Бабушка Данни с роду не бывала в полицейском управлении на Квервисгата. Для этого у нее никогда не возникало поводов – не больше чем у других добропорядочных граждан. Поэтому когда ее вели в допросную, где ее с суровым выражением лица ждала Марта, она пребывала в состоянии крайней растерянности, если не шока. Отправляя двух полицейских в полном обмундировании за пожилыми супругами, Марта как раз и рассчитывала внушить им определенную дозу страха, а также сделать особый акцент на серьезности ситуации и подчеркнуть их значимость в статусе свидетелей. Супруга женщины дома не оказалась, поэтому ей пришлось садиться в патрульный автомобиль и в сопровождении двух полицейских ехать на Квервисгата без него.
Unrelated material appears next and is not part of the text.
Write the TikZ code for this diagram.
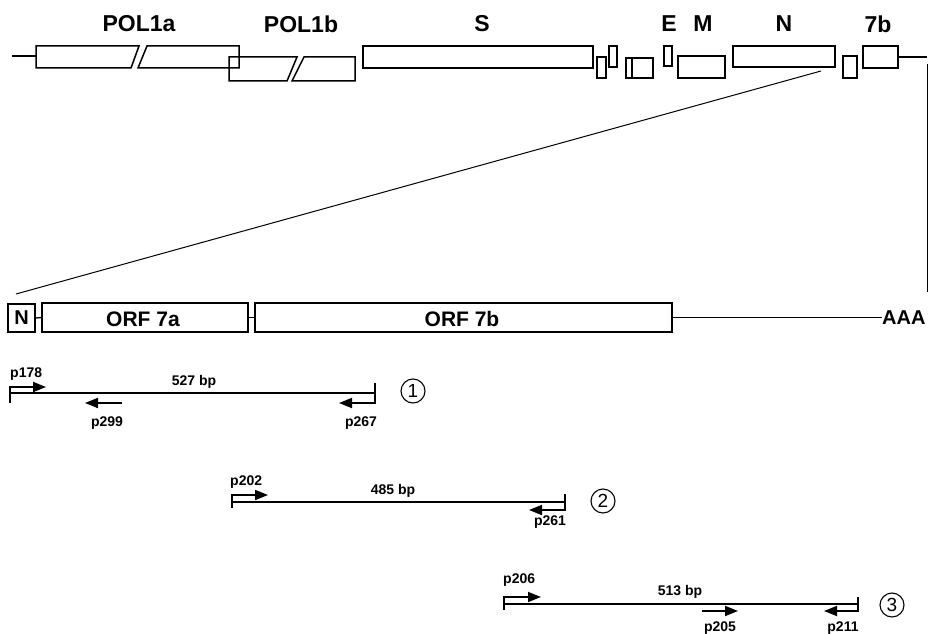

Она могла бы и отказаться, поскольку ее никто не арестовывал. Но даже если ее бы и задержали, она могла бы настаивать на присутствии адвоката. Однако она не сделала ни того, ни другого, а застыла на месте, уставившись не мигающим взглядом на полицейских, которым пришлось повторить свое приглашение проехать с ними в управление. Тогда она попросила подождать две минуты, пока она надевает пальто, а также поинтересовалась, нужно ли ей позвонить мужу. Взяв мобильный телефон, она попыталась до него дозвониться, но безуспешно, поэтому вышла из дома за полицейскими и села в машину. Полицейская форма вкупе с патрульным автомобилем возымели должный эффект: когда женщина вошла в допросную, ее слегка пошатывало не только от нехватки сна, но и от паники. Было очевидно, что события последних дней привели ее в полное смятение, и Марта, понимая это, сочувствовала ей, но она также сознавала, что времени на реверансы и расшаркивания просто нет.